Monday, May 22, 2017

A Look Back At The First War On Terror


Whenever someone laments the war on terrorism and states that it never-ending, I always suggest that they read history.

Our current worldwide conflict with terrorists is in fact our second war on terror. 

Then, like now, many people believed the conflict was never-ending.

The FBI offers a report that looks back at our first war on terror:

One of these issues was anarchism—an often violent offshoot of Marxism, with its revolutionary call to overthrow capitalism and bring power to the common man. Anarchists took it a step further—they wanted to do away with government entirely. The prevailing anarchistic creed that government was oppressive and repressive, that it should be overthrown by random attacks on the ruling class (including everyone from police to priests to politicians), was preached by often articulate spokesmen and women around the world. There were plenty who latched onto the message, and by the end of the nineteenth century, several world leaders were among those who had been assassinated.

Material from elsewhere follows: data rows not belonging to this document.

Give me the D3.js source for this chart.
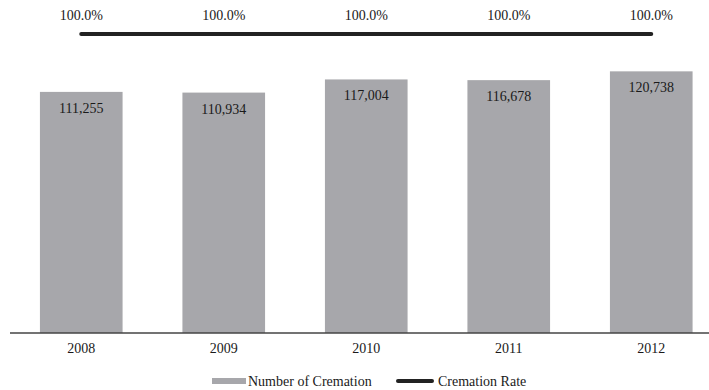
<!DOCTYPE html>
<html>
<head>
<meta charset="utf-8">
<script src="https://cdn.jsdelivr.net/npm/d3@7"></script>
<style>
  html, body { margin: 0; padding: 0; background: #fff; }
  svg { display: block; }
  text { font-family: "Liberation Serif", "Times New Roman", serif; fill: #1a1a1a; }
</style>
</head>
<body>
<svg id="chart" width="709" height="390"></svg>
<script>
// Cremation counts and cremation rate by year
const years = ["2008", "2009", "2010", "2011", "2012"];
const cremations = [111255, 110934, 117004, 116678, 120738];
const cremationRate = [1.0, 1.0, 1.0, 1.0, 1.0];

const svg = d3.select("#chart");
const baseY = 333;
const fontSize = "14px";

const x = d3.scaleBand()
  .domain(years)
  .range([10, 722.5])
  .paddingInner(0.42)
  .paddingOuter(0.21);

const y = d3.scaleLinear().domain([0, 140000]).range([baseY, 29.6]);
const yRate = d3.scaleLinear().domain([0, 1]).range([baseY, 34]);

const fmtNum = d3.format(",");
const fmtPct = d3.format(".1%");

// Bars
svg.append("g").selectAll("rect")
  .data(years)
  .join("rect")
  .attr("x", d => x(d))
  .attr("y", (d, i) => y(cremations[i]))
  .attr("width", x.bandwidth())
  .attr("height", (d, i) => baseY - y(cremations[i]))
  .attr("fill", "#a7a7ab");

// Bar value labels
svg.append("g").selectAll("text")
  .data(years)
  .join("text")
  .attr("x", d => x(d) + x.bandwidth() / 2)
  .attr("y", (d, i) => y(cremations[i]) + 21)
  .attr("text-anchor", "middle")
  .style("font-size", fontSize)
  .text((d, i) => fmtNum(cremations[i]));

// Category axis
const axis = svg.append("g")
  .attr("transform", `translate(0,${baseY})`)
  .call(d3.axisBottom(x).tickSize(0).tickPadding(10));
axis.select(".domain").remove();
axis.selectAll("text")
  .style("font-size", fontSize)
  .style("font-family", "'Liberation Serif', serif")
  .attr("fill", "#1a1a1a");
svg.append("line")
  .attr("x1", 10).attr("x2", 709)
  .attr("y1", baseY).attr("y2", baseY)
  .attr("stroke", "#444").attr("stroke-width", 1.6);

// Rate line
const line = d3.line()
  .x((d, i) => x(years[i]) + x.bandwidth() / 2)
  .y(d => yRate(d));
svg.append("path")
  .datum(cremationRate)
  .attr("d", line)
  .attr("fill", "none")
  .attr("stroke", "#222")
  .attr("stroke-width", 4)
  .attr("stroke-linecap", "round");

// Rate labels
svg.append("g").selectAll("text")
  .data(years)
  .join("text")
  .attr("x", d => x(d) + x.bandwidth() / 2)
  .attr("y", 20)
  .attr("text-anchor", "middle")
  .style("font-size", fontSize)
  .text((d, i) => fmtPct(cremationRate[i]));

// Legend
const legend = svg.append("g");
legend.append("rect")
  .attr("x", 212).attr("y", 378)
  .attr("width", 34).attr("height", 6)
  .attr("fill", "#a7a7ab");
legend.append("text")
  .attr("x", 248).attr("y", 385.5)
  .style("font-size", fontSize)
  .text("Number of Cremation");
legend.append("line")
  .attr("x1", 398).attr("x2", 432)
  .attr("y1", 381).attr("y2", 381)
  .attr("stroke", "#222").attr("stroke-width", 4)
  .attr("stroke-linecap", "round");
legend.append("text")
  .attr("x", 438).attr("y", 385.5)
  .style("font-size", fontSize)
  .text("Cremation Rate");
</script>
</body>
</html>
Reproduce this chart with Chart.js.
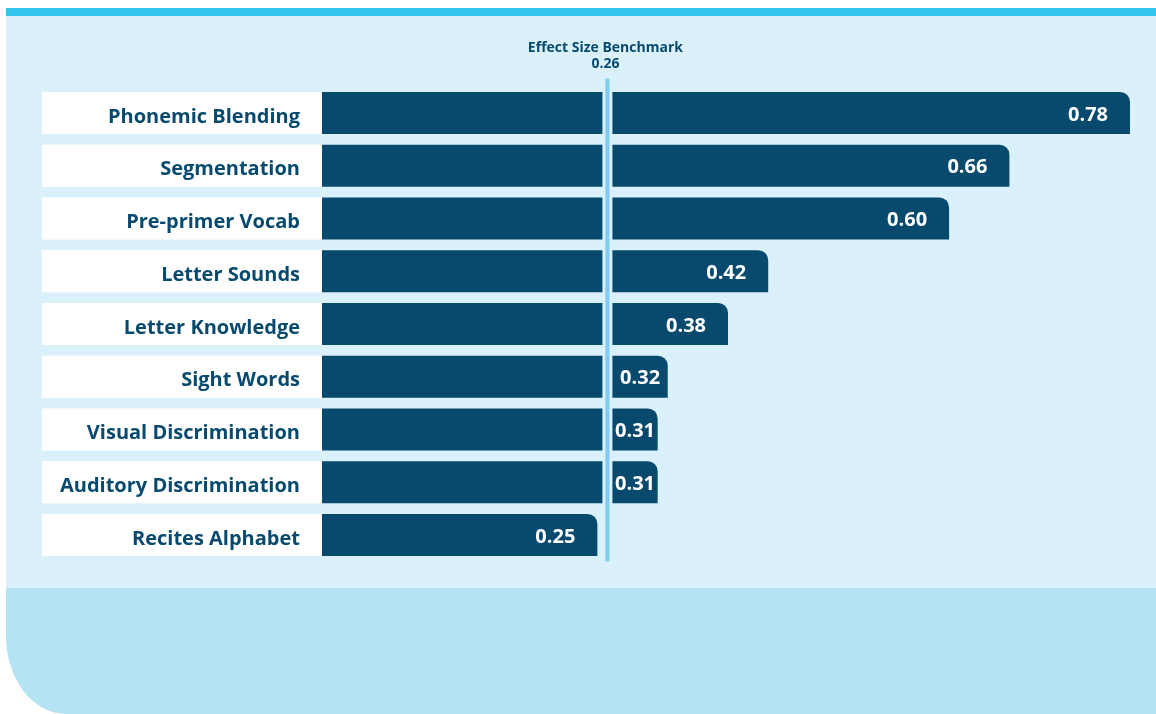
<!DOCTYPE html>
<html>
<head>
<meta charset="utf-8">
<title>Effect sizes by skill</title>
<script src="https://cdn.jsdelivr.net/npm/chart.js@4.4.1/dist/chart.umd.min.js"></script>
<style>
  html, body { margin: 0; padding: 0; background: #ffffff; }
  #page { position: relative; width: 1156px; height: 714px; overflow: hidden; }
  .stripe { position: absolute; left: 6px; top: 8px; width: 1150px; height: 8px; background: #33c4ed; }
  .panel { position: absolute; left: 6px; top: 16px; width: 1150px; height: 572px; background: #daf0fb; }
  .footer { position: absolute; left: 6px; top: 588px; width: 1150px; height: 126px; background: #b4e3f3;
            border-bottom-left-radius: 60px 78px; }
  #chart { position: absolute; left: 0; top: 0; }
</style>
</head>
<body>
<div id="page">
  <div class="stripe"></div>
  <div class="panel"></div>
  <div class="footer"></div>
  <canvas id="chart" width="1156" height="714"></canvas>
</div>
<script>
const skills = [
  "Phonemic Blending",
  "Segmentation",
  "Pre-primer Vocab",
  "Letter Sounds",
  "Letter Knowledge",
  "Sight Words",
  "Visual Discrimination",
  "Auditory Discrimination",
  "Recites Alphabet"
];
const effectSizes = [0.78, 0.66, 0.60, 0.42, 0.38, 0.32, 0.31, 0.31, 0.25];
const benchmark = 0.26;
const benchmarkTitle = "Effect Size Benchmark";

// axis runs a touch below zero so the bars butt against the label boxes
const axisMin = -0.024;
const axisMax = 0.78;

const NAVY = "#074a6e";
const PANEL = "#daf0fb";
const LINE = "#7fcbf1";
const FONT = "'Open Sans', sans-serif";

// white boxes behind the skill names, lined up with each bar
const labelBoxes = {
  id: "labelBoxes",
  beforeDraw(chart) {
    const ctx = chart.ctx;
    const meta = chart.getDatasetMeta(0);
    ctx.save();
    ctx.fillStyle = "#ffffff";
    meta.data.forEach(bar => {
      const h = bar.height;
      ctx.fillRect(42, bar.y - h / 2, chart.chartArea.left - 42, h);
    });
    ctx.restore();
  }
};

// benchmark line with a gap cut through the bars, plus value labels
const extras = {
  id: "extras",
  afterDatasetsDraw(chart) {
    const ctx = chart.ctx;
    const xs = chart.scales.x;
    const area = chart.chartArea;
    const meta = chart.getDatasetMeta(0);
    const bx = xs.getPixelForValue(benchmark);
    const gapHalf = 5;

    ctx.save();
    ctx.fillStyle = PANEL;
    ctx.fillRect(bx - gapHalf, area.top, gapHalf * 2, area.bottom - area.top);
    ctx.fillStyle = LINE;
    ctx.fillRect(bx - 2, area.top - 8, 4, area.bottom - area.top + 8);

    ctx.fillStyle = NAVY;
    ctx.textAlign = "center";
    ctx.textBaseline = "middle";
    ctx.font = "bold 14px " + FONT;
    ctx.fillText(benchmarkTitle, bx - 2, 48);
    ctx.fillText(benchmark.toFixed(2), bx - 2, 64);

    ctx.fillStyle = "#ffffff";
    ctx.font = "bold 20px " + FONT;
    meta.data.forEach((bar, i) => {
      const txt = effectSizes[i].toFixed(2);
      const w = ctx.measureText(txt).width;
      let right = bar.x - 22;
      // short bars past the benchmark: keep the number clear of the gap
      if (bar.x > bx && right - w < bx + gapHalf + 6) {
        const mid = (bx + gapHalf + bar.x) / 2;
        right = mid + w / 2;
      }
      ctx.textAlign = "right";
      ctx.fillText(txt, right, bar.y + 2);
    });
    ctx.restore();
  }
};

new Chart(document.getElementById("chart"), {
  type: "bar",
  data: {
    labels: skills,
    datasets: [{
      data: effectSizes,
      base: axisMin,
      backgroundColor: NAVY,
      borderRadius: { topRight: 10, bottomRight: 0, topLeft: 0, bottomLeft: 0 },
      borderSkipped: false,
      categoryPercentage: 1,
      barPercentage: 0.8
    }]
  },
  options: {
    indexAxis: "y",
    responsive: false,
    animation: false,
    layout: { padding: { top: 86.6, bottom: 152.6, right: 26, left: 0 } },
    scales: {
      x: {
        display: false,
        min: axisMin,
        max: axisMax
      },
      y: {
        afterFit: (scale) => { scale.width = 322; },
        grid: { display: false, drawTicks: false },
        border: { display: false },
        ticks: {
          color: NAVY,
          padding: 22,
          labelOffset: 4,
          font: { family: FONT, size: 20, weight: "bold" }
        }
      }
    },
    plugins: {
      legend: { display: false },
      tooltip: { enabled: false }
    }
  },
  plugins: [labelBoxes, extras]
});
</script>
</body>
</html>
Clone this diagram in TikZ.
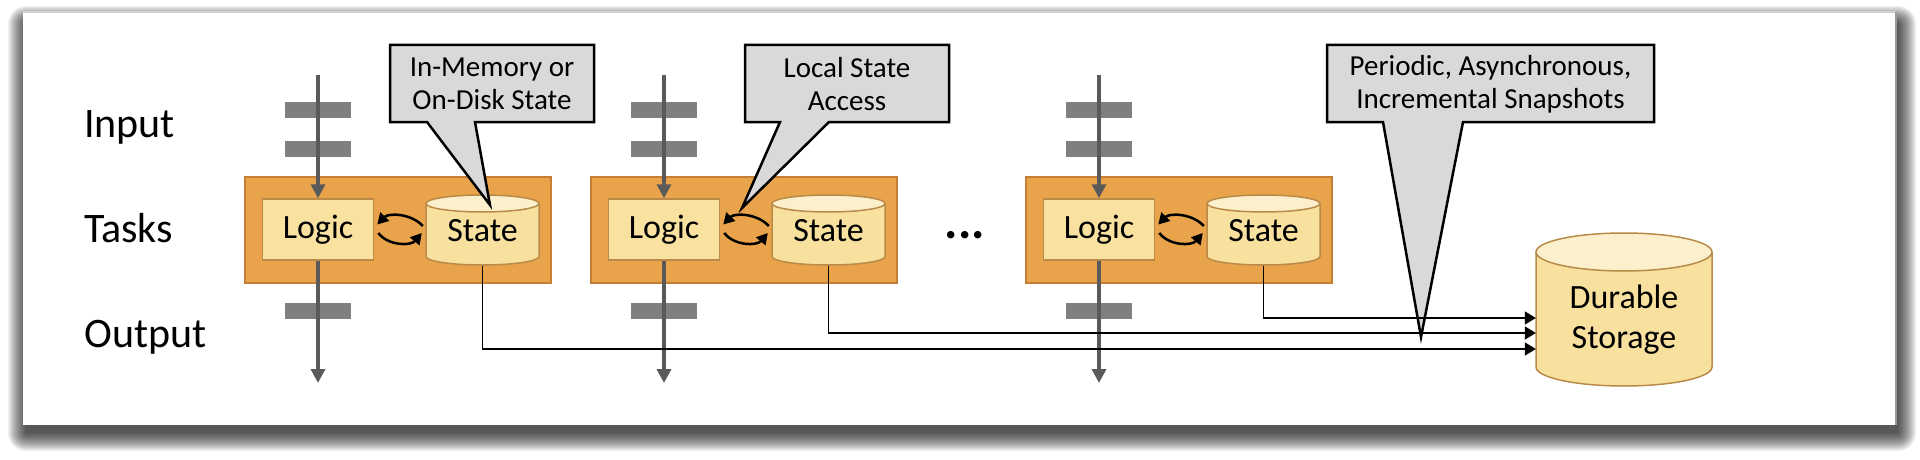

The anarchists, in a sense, were the first modern-day terrorists—banding together in small, isolated groups around the world; motivated by ideology; bent on bringing down the governments they hated. But they would, ironically, hasten into being the first force of federal agents that would later become the FBI.

It happened at the hands of a 28-year-old Ohioan named Leon Czolgosz, who after losing his factory job and turning to the writings of anarchists like Emma Goldman and Alexander Berkman, took a train to Buffalo, bought a revolver, and put a bullet in the stomach of a visiting President McKinley.

Eight days later, on September 14, 1901, McKinley was dead, and his vice president Teddy Roosevelt took the oval office. 

You can read the rest of the piece via the below link:


Note: Then, like now, many people believed the conflict was never-ending, but it did end. There are some anarchists active today and they often come out and participate in public demonstrations, but they are no longer a major threat. I suspect that our current war on terror will also end in time.